Since the collapse of the Chinese stock market last year, margin lending plunged by 60%, partly thanks to a complete wipeout of the predominant retail oriented investor from the field of battle and also due to restrictions placed on margin lending by the Chinese government. Over the past month or so, things have settled down and a calm normality has replaced the frantic ‘jump out the window’ to meet a margin call trading action.

Obviously, it’s time to lever up the farmer again, by permitting him to margin out his trading accounts to reach ‘peak velocity’ to take full advantage of the coming renaissance.

chinamargin

The rate for 182-day loans will be cut to 3 percent, while that for 91 days will be lowered to 3.2 percent, the agency said. The 28-day lending rate will be reduced to 3.3 percent, while 14-day and 7-day costs will fall to 3.4 percent, it said. In a margin trade, investors use their own money for just a portion of a stock purchase and borrow the rest. The loans are backed by their investments, meaning that they may be forced to sell to repay the debt when prices fall.

China Securities Finance Corp., the state-backed agency that provides funding to brokerages for margin trading, will restart offering loans to securities firms for periods ranging from 7 days to 182 days, according to a statement posted on its website Friday.
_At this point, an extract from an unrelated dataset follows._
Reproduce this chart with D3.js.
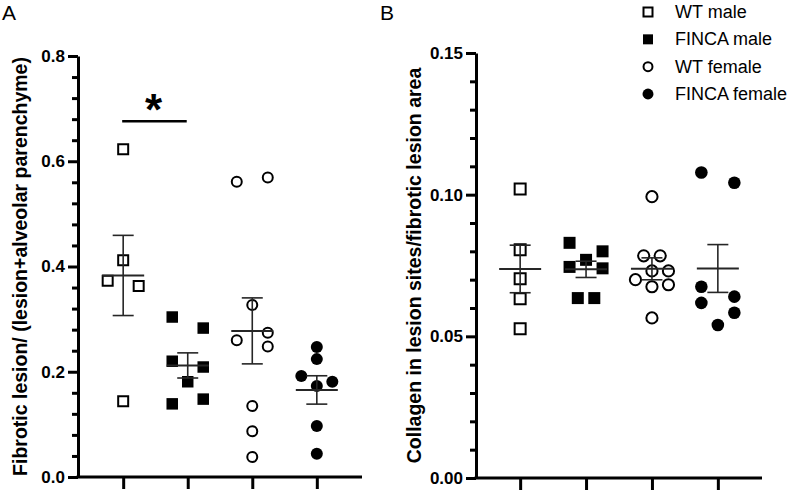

The agency will cut interest rates on the debt to as low as 3 percent, it said. China’s offshore equity-index futures rose.

“The loosening could reignite interest in the equity market, particularly as the regulators’ actions last year — to rein back private sector broker leverage — helped trigger the correction in equity prices,” said Koon Chow, senior macro and currency strategist at Union Bancaire Privee in London. “”It does look like they want a second chance at growing the equity market. We shall all be watching very closely whether leveraged buying of the equity market balloons again.”

Money is cheap in China and so are people.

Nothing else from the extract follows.